There is a tendency to automatically accept media reports regarding court reported matters involving animals. But how well are you critiquing the report itself?
Take a look at this article involving a farmer whose penalty involved being banned from handling animals, and an 18 month prison sentence suspended for four years.
Did you notice that the penalty involved a prison sentence? It wasn’t so long ago that people were surprised that animal welfare offending attracted a prison sentence. That’s changed significantly in the last 15 to 20 years with many countries including England, Australia, New Zealand and many others sending animal welfare offenders to jail as part of the sentence.
Many investigators of animal welfare offending consistently describe a case they’ve attended as “the worst they have ever seen”. But it’s the comments by the Judge that frequently attract significant attention given that the judge has the responsibility to fairly listen to both the prosecution and the defence as part of determining if the individual is actually guilty, and the appropriate penalty to be applied. So the comments of the judge in this matter are particularly notable in the comments that the pig farmer "should be kept miles away from every living creature" and that "Any animal seeing this man coming over the horizon would have a heart attack".
And while the media report obviously cannot set out all the relevant facts heard in the courtroom, the “159 previous criminal convictions, 19 of which were for animal welfare offences” certainly seems relevant.
Remember that “balance” requires that you look just as carefully at the counterarguments.
In this case, for example, you might start with the description by the prosecution of two sows as “particularly thin”. One assumes/hopes that there are photographs and video evidence to add actual verifiable and measured data to the highly subjective and vague term “thin” that was used to describe the animals.

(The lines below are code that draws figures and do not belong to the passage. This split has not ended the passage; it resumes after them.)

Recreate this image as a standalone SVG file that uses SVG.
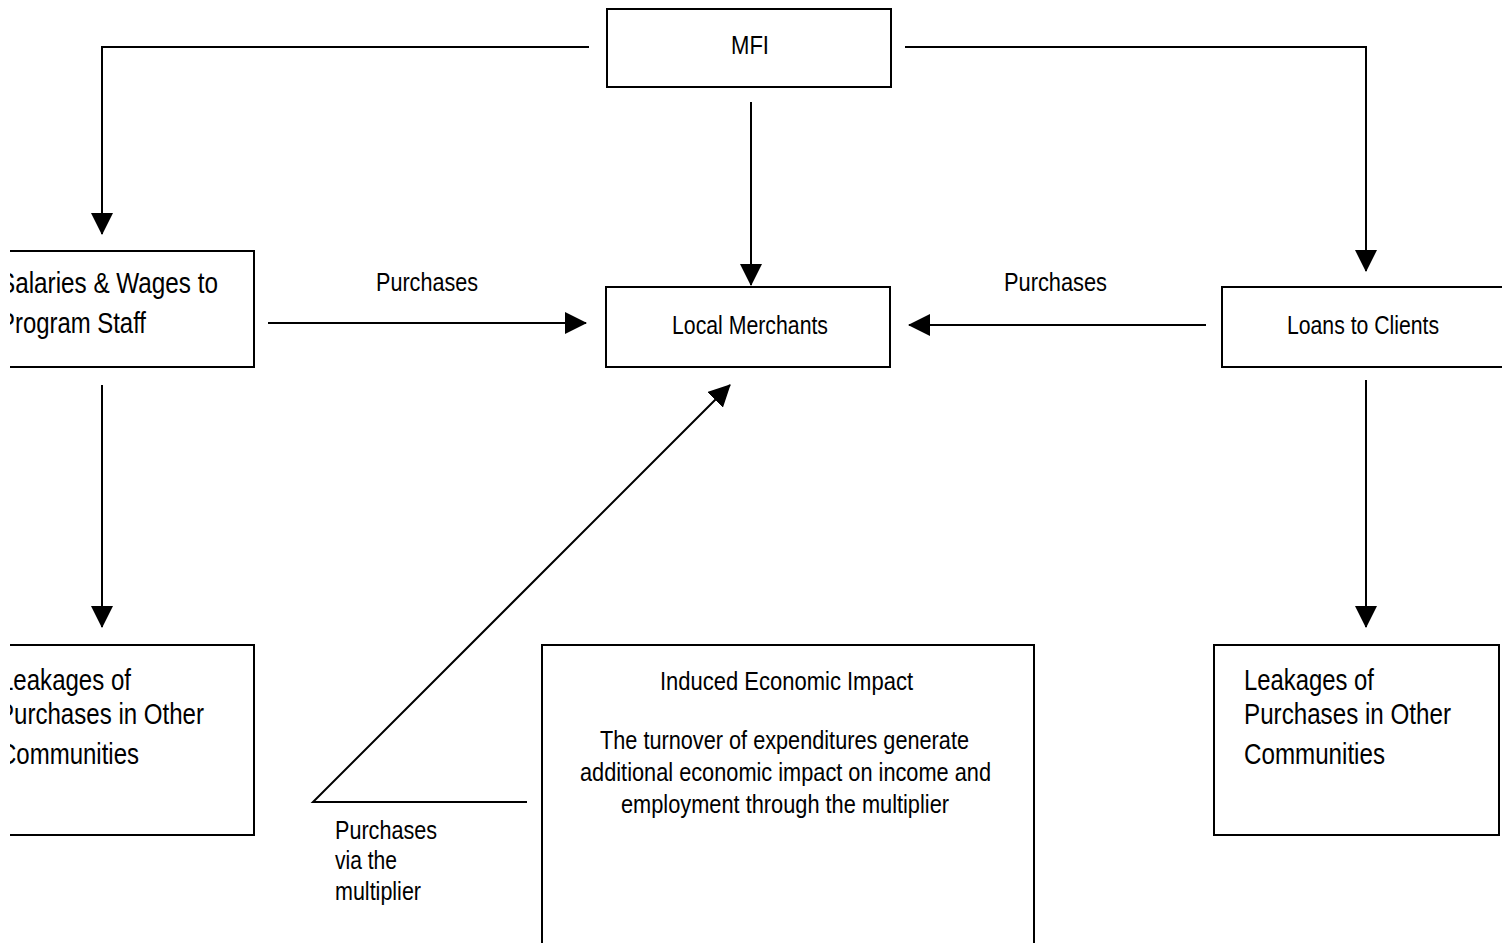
<svg xmlns="http://www.w3.org/2000/svg" width="1509" height="943" viewBox="0 0 1509 943">
<style>
.box{fill:#fff;stroke:#000;stroke-width:2}
.t{font-family:"Liberation Sans Narrow","Arial Narrow","Liberation Sans",Arial,sans-serif;font-size:26px;fill:#000}
.b{font-size:29.5px}
.c{fill:none;stroke:#000;stroke-width:2}
</style>
<defs>
<marker id="ah" markerUnits="userSpaceOnUse" markerWidth="22" markerHeight="22" refX="21" refY="11" orient="auto">
<path d="M0,0 L22,11 L0,22 z" fill="#000"/>
</marker>
<clipPath id="clipL"><rect x="10" y="0" width="1499" height="943"/></clipPath>
<clipPath id="clipR"><rect x="0" y="0" width="1502" height="943"/></clipPath>
</defs>
<rect width="1509" height="943" fill="#fff"/>
<g id="connectors">
<path class="c" d="M589,47 H102 V234" marker-end="url(#ah)"/>
<path class="c" d="M905,47 H1366 V271" marker-end="url(#ah)"/>
<path class="c" d="M751,102 V285" marker-end="url(#ah)"/>
<path class="c" d="M268,323 H586" marker-end="url(#ah)"/>
<path class="c" d="M1206,325 H909" marker-end="url(#ah)"/>
<path class="c" d="M102,385 V627" marker-end="url(#ah)"/>
<path class="c" d="M1366,380 V627" marker-end="url(#ah)"/>
<path class="c" d="M527,802 H313 L730,385" marker-end="url(#ah)"/>
<text class="t" x="376" y="291" textLength="102" lengthAdjust="spacingAndGlyphs">Purchases</text>
<text class="t" x="1004" y="291" textLength="103" lengthAdjust="spacingAndGlyphs">Purchases</text>
<text class="t" x="335" y="839" textLength="102" lengthAdjust="spacingAndGlyphs">Purchases</text>
<text class="t" x="335" y="869" textLength="62" lengthAdjust="spacingAndGlyphs">via the</text>
<text class="t" x="335" y="900" textLength="86" lengthAdjust="spacingAndGlyphs">multiplier</text>
</g>
<g id="mfi">
<rect class="box" x="607" y="9" width="284" height="78"/>
<text class="t" x="731" y="54" textLength="38" lengthAdjust="spacingAndGlyphs">MFI</text>
</g>
<g id="salaries" clip-path="url(#clipL)">
<rect class="box" x="-30" y="251" width="284" height="116"/>
<text class="t b" x="-1" y="293" textLength="219" lengthAdjust="spacingAndGlyphs">Salaries &amp; Wages to</text>
<text class="t b" x="-1" y="333" textLength="147" lengthAdjust="spacingAndGlyphs">Program Staff</text>
</g>
<g id="local-merchants">
<rect class="box" x="606" y="287" width="284" height="80"/>
<text class="t" x="672" y="334" textLength="156" lengthAdjust="spacingAndGlyphs">Local Merchants</text>
</g>
<g id="loans" clip-path="url(#clipR)">
<rect class="box" x="1222" y="287" width="290" height="80"/>
<text class="t" x="1287" y="334" textLength="152" lengthAdjust="spacingAndGlyphs">Loans to Clients</text>
</g>
<g id="leakages-left" clip-path="url(#clipL)">
<rect class="box" x="-30" y="645" width="284" height="190"/>
<text class="t b" x="0" y="690" textLength="131" lengthAdjust="spacingAndGlyphs">Leakages of</text>
<text class="t b" x="-2" y="724" textLength="206" lengthAdjust="spacingAndGlyphs">Purchases in Other</text>
<text class="t b" x="-1" y="764" textLength="140" lengthAdjust="spacingAndGlyphs">Communities</text>
</g>
<g id="leakages-right">
<rect class="box" x="1214" y="645" width="285" height="190"/>
<text class="t b" x="1244" y="690" textLength="130" lengthAdjust="spacingAndGlyphs">Leakages of</text>
<text class="t b" x="1244" y="724" textLength="207" lengthAdjust="spacingAndGlyphs">Purchases in Other</text>
<text class="t b" x="1244" y="764" textLength="141" lengthAdjust="spacingAndGlyphs">Communities</text>
</g>
<g id="induced">
<rect class="box" x="542" y="645" width="492" height="310"/>
<text class="t" x="660" y="690" textLength="253" lengthAdjust="spacingAndGlyphs">Induced Economic Impact</text>
<text class="t" x="600" y="749" textLength="369" lengthAdjust="spacingAndGlyphs">The turnover of expenditures generate</text>
<text class="t" x="580" y="781" textLength="411" lengthAdjust="spacingAndGlyphs">additional economic impact on income and</text>
<text class="t" x="621" y="813" textLength="328" lengthAdjust="spacingAndGlyphs">employment through the multiplier</text>
</g>
</svg>
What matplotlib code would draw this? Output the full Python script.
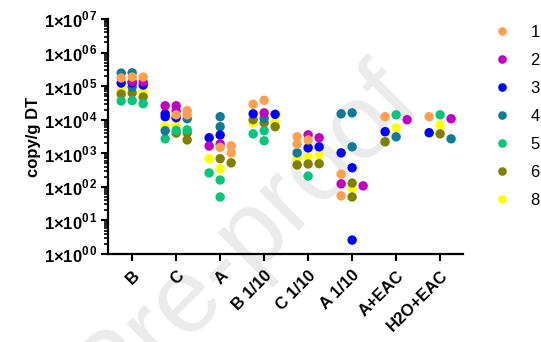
import numpy as np
import matplotlib
matplotlib.use("Agg")
import matplotlib.pyplot as plt
from matplotlib.lines import Line2D
from matplotlib.transforms import ScaledTranslation

plt.rcParams['font.family'] = ['Liberation Sans', 'DejaVu Sans']
plt.rcParams['mathtext.fontset'] = 'custom'
plt.rcParams['mathtext.rm'] = 'Liberation Sans:bold'
plt.rcParams['mathtext.bf'] = 'Liberation Sans:bold'

groups = ["B", "C", "A", "B 1/10", "C 1/10", "A 1/10", "A+EAC", "H2O+EAC"]
names = ["1", "2", "3", "4", "5", "6", "8"]
colors = ["#FFA050", "#C000C0", "#0000FF", "#117A96", "#0AC47E", "#808000", "#FFFF00"]

# values per group for each series (copy/g DT)
s1 = [[1.87e5, 1.87e5, 1.75e5], [1.4e4, 1.4e4, 1.86e4], [1.03e3, 1.67e3, 1.5e3],
      [3.8e4, 2.9e4], [3.1e3, 2.5e3, 1.9e3], [2.4e2, 54], [1.23e4], [1.23e4]]
s2 = [[1.38e5, 1.33e5], [2.6e4, 2.6e4, 1.8e4], [1.65e3, 1.9e3],
      [1.6e4], [3.55e3, 2.9e3], [1.07e2, 1.23e2], [1.0e4], [1.07e4]]
s3 = [[1.24e5, 1.08e5, 1.24e5], [1.23e4, 1.15e4, 1.5e4], [3.5e3, 2.9e3],
      [1.5e4, 1.45e4], [1.56e3, 1.45e3], [1.03e3, 3.7e2, 2.6], [4.4e3], [4.1e3]]
s4 = [[2.5e5, 2.45e5, 9.4e4], [1.07e4, 4.7e3], [1.23e4, 6.2e3],
      [1.1e4], [1.03e3], [1.6e4, 1.5e4, 1.56e3], [3.1e3], [2.7e3]]
s5 = [[3.7e4, 3.0e4, 3.6e4], [5.0e3, 4.8e3, 2.7e3], [2.6e2, 1.6e2, 50],
      [4.7e3, 3.8e3, 2.35e3], [2.1e2], [], [1.4e4], [1.4e4]]
s6 = [[5.8e4, 4.75e4, 6.25e4], [4.1e3, 2.5e3, 4.0e3], [6.9e2, 5.2e2],
      [1.0e4, 6.2e3, 8.1e3], [4.9e2, 4.8e2, 4.5e2], [1.3e2, 50], [2.2e3], [3.8e3]]
s8 = [[6.7e4, 7.2e4], [6.6e3, 6.2e3], [6.9e2, 3.45e2],
      [8.1e3, 8.5e3], [7.9e2, 9.1e2, 6.9e2], [93], [5.7e3], [7.0e3]]
series = [s1, s2, s3, s4, s5, s6, s8]

fig = plt.figure(figsize=(5.41, 3.42), dpi=100)
ax = fig.add_axes([0.1996, 0.2573, 0.8558 - 0.1996, 0.9444 - 0.2573])
ax.set_facecolor("none")

# watermark
fig.text(0.68, 0.845, "Journal Pre-proof", rotation=45, fontsize=76,
         color="#ebebeb", ha="right", va="top", rotation_mode="anchor", zorder=-5)

# simple swarm: three slots per group, filled from the top down
slots = [0.0, -0.25, 0.25]
gap = 0.24
xs = [[[] for g in groups] for s in series]
for gi in range(len(groups)):
    pts = []
    for si, s in enumerate(series):
        for k, v in enumerate(s[gi]):
            pts.append((np.log10(v), si, k))
    pts.sort(key=lambda p: -p[0])
    placed = {0: [], 1: [], 2: []}
    for lv, si, k in pts:
        best, bestd = 0, -1
        for j in range(3):
            d = min([abs(lv - q) for q in placed[j]], default=9)
            if d >= gap:
                best = j
                break
            if d > bestd:
                best, bestd = j, d
        placed[best].append(lv)
        xs[si][gi].append((k, gi + slots[best]))

for si in reversed(range(len(series))):
    px, py = [], []
    for gi in range(len(groups)):
        for k, x in sorted(xs[si][gi]):
            px.append(x)
            py.append(series[si][gi][k])
    ax.scatter(px, py, s=46, color=colors[si], edgecolors="none", zorder=3 + (7 - si))

ax.set_yscale("log")
ax.set_ylim(1, 1e7)
ax.set_xlim(-0.55, 7.52)
ax.set_yticks([10.0 ** i for i in range(8)])
ax.set_yticklabels([r"$1{\times}10^{0\,%d}$" % i for i in range(8)], fontsize=12)
ax.set_xticks(range(len(groups)))
ax.set_xticklabels(groups, rotation=45, ha="right", rotation_mode="anchor",
                   fontsize=12, fontweight="bold")
shift = ScaledTranslation(-5 / 72, -3 / 72, fig.dpi_scale_trans)
for lab in ax.get_xticklabels():
    lab.set_transform(lab.get_transform() + shift)
ax.set_ylabel("copy/g DT", fontsize=12, fontweight="bold", labelpad=2)

for sp in ["top", "right"]:
    ax.spines[sp].set_visible(False)
for sp in ["left", "bottom"]:
    ax.spines[sp].set_linewidth(1.6)
ax.tick_params(axis="both", which="major", length=5, width=1.5, direction="out")
ax.tick_params(axis="y", which="minor", length=3, width=1.2)
ax.tick_params(axis="y", which="major", pad=2)
ax.tick_params(axis="x", pad=5)

handles = [Line2D([], [], marker="o", linestyle="none", markersize=6.2,
                  markerfacecolor=c, markeredgecolor="none") for c in colors]
fig.legend(handles, names, loc="upper left", bbox_to_anchor=(0.885, 0.97),
           frameon=False, fontsize=12, labelspacing=0.78, handletextpad=1.2,
           handlelength=1.0)

fig.savefig("out.png", dpi=100)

And what do you read into the reported line that "The defendant was invited to be interviewed on two occasions but failed to give an account”? When you read that, are you among those who think that the fact he declined to be interviewed made him a little more guilty? Does it shift your perspective to know that answering an investigators questions only in the presence of your solicitor or by your solicitor, is a common piece of advice given to those being interviewed by compliance and enforcement personnel? That’s because experienced lawyers know that what is said in an interview may well be used by the prosecution.
What do you think of the defence barristers comment that "This was not a case of widespread neglect, it involved two sows. His record in terms of animal welfare is atrocious but this offending did not involve flocks nor herds"? In your mind, does it make a difference that in this instance, the offending involved two, rather than two hundred, animals?
The purpose of setting out the considerations (above) is not to question the Court’s judgement - but it’s a useful exercise to critique what has been reported, consider what hasn’t been reported, and take a balanced view in order to identify what factors the law currently considers relevant to criminal offending involving animals.